There are only a handful of players who eclipse an OPS of 900 in a given year yet there a "good" offensive players who are more consistently in the 800s.

For example, Wade Boggs, a Hall Of Famer, had a lifetime OPS of .858. Are we saying he wasn't a "good" ball player since he wasn't a 900 or 950 player?

Another example is Tony Gwynn, another Hall of Famer who had a lifetime OPS of .847. Tony was also a perennial star who could not consistently produce an OPS above 900.

One last comment about some of the known flaws of OPS:

1- It is correctly pointed out that slugging and OPB are given equal value in OPS but it has not been demonstrated statistically that this is a valid way to measure these 2 components of OPS

2- Slugging percentage is by itself viewed as a suspect measure of hitting prowess due to the way total bases are counted. Is a home run really worth 4 times a single, and is a double really worth twice a single, in terms of how each type of hit affects a team's likelihood of scoring runs and/or winning games? This ratio of impact for singles, doubles, triples, and home runs and not been clearly proven statistically. Some players with limited power can have a rather high slugging percentage due to a high batting average. For example, would we generally think of a player who hits 7 home runs as a power hitter? Tony Gwynn had a .511 slugging average in 1987 with .500 generally considered the benchmark of a good power hitter- yet Tony hit only 7 home runs in 1987 (but he did bat .370).

3- When calculating OPS, some items are counted once and some items are counted twice or more. For example, a single counts towards both OBP AND Slugging, so all singles are counted twice in the final OPS. How can you count the result of 1 AB twice in any statiscal measure? Walks are counted once in OPS, only counting towards OBP but not counting towards Slugging. So, are we thus saying a single is worth twice as much as a walk? How has this been proven in terms of true impact. Is a double worth 3 times as much as a walk (doubles count twice in Slugging and once in OBP vs. walks counting once - only in OBP)? Again, this has not been elucidated.
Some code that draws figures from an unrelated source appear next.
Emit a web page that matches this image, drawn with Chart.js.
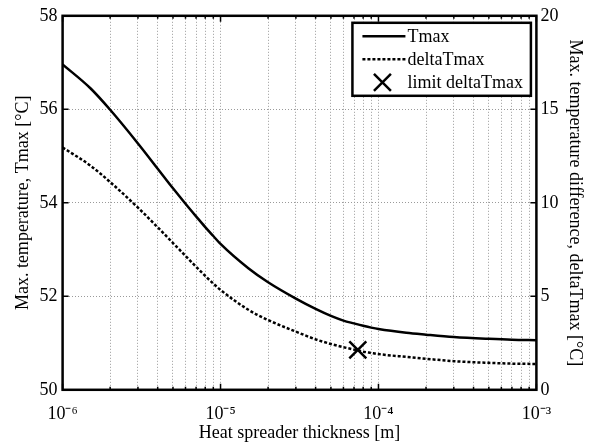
<!DOCTYPE html>
<html lang="en">
<head>
  <meta charset="UTF-8">
  <title>Heat spreader thickness</title>
  <script src="https://cdn.jsdelivr.net/npm/chart.js"></script>
  <style>
    body { margin: 0; background: #fff; }
    .chart-box { width: 589px; height: 447px; }
  </style>
</head>
<body>

<div class="chart-box">
  <canvas id="lineChart" width="589" height="447"></canvas>
</div>

<script>
  // heat spreader thickness [m]
  const thickness = [1e-6, 1.5e-6, 2e-6, 3e-6, 4e-6, 5e-6, 6e-6, 7e-6, 8e-6, 9e-6,
    1e-5, 1.5e-5, 2e-5, 3e-5, 4e-5, 5e-5, 6e-5, 7e-5, 8e-5, 9e-5, 1e-4,
    1.5e-4, 2e-4, 3e-4, 5e-4, 7e-4, 1e-3];
  // max. temperature [°C], left axis
  const tmax = [56.96, 56.45, 55.99, 55.27, 54.73, 54.31, 53.98, 53.71, 53.48, 53.29,
    53.12, 52.6, 52.3, 51.95, 51.73, 51.58, 51.48, 51.42, 51.37, 51.33, 51.30,
    51.22, 51.18, 51.13, 51.09, 51.07, 51.06];
  // max. temperature difference [°C], right axis
  const deltaTmax = [12.96, 11.99, 11.11, 9.74, 8.69, 7.85, 7.16, 6.58, 6.09, 5.68,
    5.34, 4.28, 3.73, 3.11, 2.70, 2.45, 2.28, 2.15, 2.04, 1.97, 1.91,
    1.76, 1.66, 1.53, 1.44, 1.40, 1.38];
  const limitThickness = [7.4e-5];
  const limitDelta = [2.13];

  const xDecades = [1e-6, 1e-5, 1e-4, 1e-3];
  const xDecadeLabels = ['10⁻⁶', '10⁻⁵', '10⁻⁴', '10⁻³'];
  const xMinorSteps = [2, 3, 4, 5, 6, 7, 8, 9];
  const leftTicks = [50, 52, 54, 56, 58];
  const rightTicks = [0, 5, 10, 15, 20];

  // grid positions: every 1..9 x 10^k between the decades
  const xGrid = [];
  xDecades.forEach((d, i) => {
    xGrid.push(d);
    if (i < xDecades.length - 1) xMinorSteps.forEach(m => xGrid.push(m * d));
  });

  const serif = "'Liberation Serif', 'Times New Roman', serif";
  Chart.defaults.font.family = serif;
  Chart.defaults.font.size = 18;
  Chart.defaults.color = '#000';

  const gridColor = '#9a9a9a';

  // frame, inward ticks and boxed legend like the original figure
  const framePlugin = {
    id: 'framePlugin',
    afterDraw(chart) {
      const { ctx, chartArea: a, scales } = chart;
      ctx.save();
      ctx.strokeStyle = '#000';
      ctx.lineWidth = 1.5;
      ctx.beginPath();
      xGrid.forEach(v => {
        const px = scales.x.getPixelForValue(v);
        const len = xDecades.includes(v) ? 6 : 3;
        ctx.moveTo(px, a.bottom); ctx.lineTo(px, a.bottom - len);
        ctx.moveTo(px, a.top); ctx.lineTo(px, a.top + len);
      });
      leftTicks.forEach(v => {
        const py = scales.y.getPixelForValue(v);
        ctx.moveTo(a.left, py); ctx.lineTo(a.left + 6, py);
      });
      rightTicks.forEach(v => {
        const py = scales.y1.getPixelForValue(v);
        ctx.moveTo(a.right, py); ctx.lineTo(a.right - 6, py);
      });
      ctx.stroke();

      ctx.lineWidth = 2.5;
      ctx.strokeRect(a.left, a.top, a.right - a.left, a.bottom - a.top);

      // legend
      const sets = chart.data.datasets;
      ctx.font = '18px ' + serif;
      const textW = Math.max(...sets.map(s => ctx.measureText(s.label).width));
      const boxW = 55 + textW + 8;
      const boxH = 73;
      const bx = a.right - 5.5 - boxW;
      const by = a.top + 7;
      ctx.fillStyle = '#fff';
      ctx.fillRect(bx, by, boxW, boxH);
      ctx.lineWidth = 2.5;
      ctx.strokeRect(bx, by, boxW, boxH);
      ctx.textBaseline = 'middle';
      sets.forEach((s, i) => {
        const cy = by + 13.5 + i * 23;
        ctx.strokeStyle = '#000';
        if (s.showLine) {
          ctx.lineWidth = s.borderWidth;
          ctx.setLineDash(s.borderDash || []);
          ctx.beginPath();
          ctx.moveTo(bx + 10, cy);
          ctx.lineTo(bx + 53, cy);
          ctx.stroke();
          ctx.setLineDash([]);
        } else {
          Chart.helpers.drawPoint(ctx, {
            pointStyle: s.pointStyle, radius: s.pointRadius, borderWidth: s.borderWidth
          }, bx + 30, cy);
        }
        ctx.fillStyle = '#000';
        ctx.fillText(s.label, bx + 55, cy + 1);
      });
      ctx.restore();
    }
  };

  const lineChartCtx = document.getElementById('lineChart').getContext('2d');
  new Chart(lineChartCtx, {
    type: 'scatter',
    data: {
      datasets: [{
        label: 'Tmax',
        data: thickness.map((x, i) => ({ x: x, y: tmax[i] })),
        yAxisID: 'y',
        showLine: true,
        borderColor: '#000',
        borderWidth: 2.5,
        pointRadius: 0,
        cubicInterpolationMode: 'monotone'
      }, {
        label: 'deltaTmax',
        data: thickness.map((x, i) => ({ x: x, y: deltaTmax[i] })),
        yAxisID: 'y1',
        showLine: true,
        borderColor: '#000',
        borderWidth: 2.5,
        borderDash: [3, 2],
        pointRadius: 0,
        cubicInterpolationMode: 'monotone'
      }, {
        label: 'limit deltaTmax',
        data: limitThickness.map((x, i) => ({ x: x, y: limitDelta[i] })),
        yAxisID: 'y1',
        showLine: false,
        pointStyle: 'crossRot',
        pointRadius: 12,
        borderWidth: 2.5,
        borderColor: '#000',
        backgroundColor: '#000'
      }]
    },
    options: {
      responsive: false,
      devicePixelRatio: 1,
      animation: false,
      layout: { padding: { left: 9, right: 1, top: 5, bottom: -2 } },
      plugins: {
        legend: { display: false },
        tooltip: { enabled: false }
      },
      scales: {
        x: {
          type: 'logarithmic',
          min: 1e-6,
          max: 1e-3,
          afterBuildTicks: scale => { scale.ticks = xGrid.map(v => ({ value: v })); },
          ticks: {
            autoSkip: false,
            maxRotation: 0,
            padding: 14,
            callback: value => {
              const k = xDecades.indexOf(value);
              return k >= 0 ? xDecadeLabels[k] : '';
            }
          },
          grid: { color: gridColor, lineWidth: 1, drawTicks: false },
          border: { display: false, dash: [1, 2] },
          title: { display: true, text: 'Heat spreader thickness [m]', padding: { top: -17, bottom: 5 } }
        },
        y: {
          position: 'left',
          min: 50,
          max: 58,
          afterBuildTicks: scale => { scale.ticks = leftTicks.map(v => ({ value: v })); },
          ticks: { padding: 5 },
          grid: { color: gridColor, lineWidth: 1, drawTicks: false },
          border: { display: false, dash: [1, 2] },
          title: { display: true, text: 'Max. temperature, Tmax [°C]', padding: { top: 3, bottom: 1 } }
        },
        y1: {
          position: 'right',
          min: 0,
          max: 20,
          afterBuildTicks: scale => { scale.ticks = rightTicks.map(v => ({ value: v })); },
          ticks: { padding: 4 },
          grid: { drawOnChartArea: false, drawTicks: false },
          border: { display: false },
          title: { display: true, text: 'Max. temperature difference, deltaTmax [°C]', padding: { top: 2, bottom: 2 } }
        }
      }
    },
    plugins: [framePlugin]
  });
</script>

</body>
</html>
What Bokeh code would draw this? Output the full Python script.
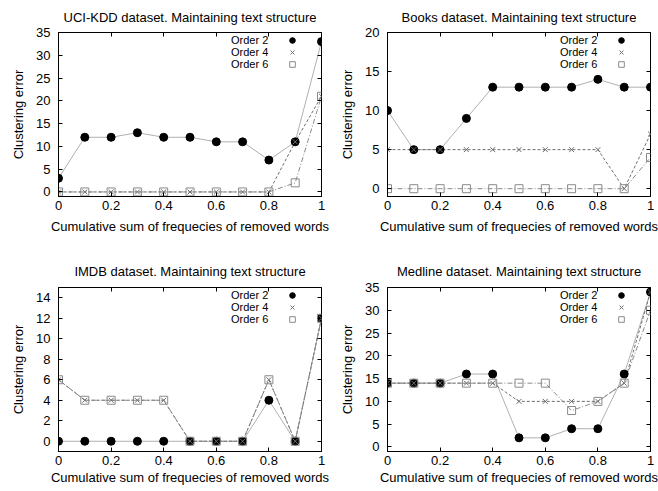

OPS is useful as a general measure of a player's ability to get on base by hits or walks and to have impact hits (doubles, triples, and home runs). Just some thoughts on the pros and cons of OPS

Could have simplified the formulas and called them plate appearances. AB's don't include SAC, SAC fly, BB, HBP. Plate Appearance is anytime a player goes to bat.

I don't understand why OPS wouldn't be used more. I know some people say that it's flawed and OBP is more valuable, but OPS is the easiest to calculate a hitter's performance.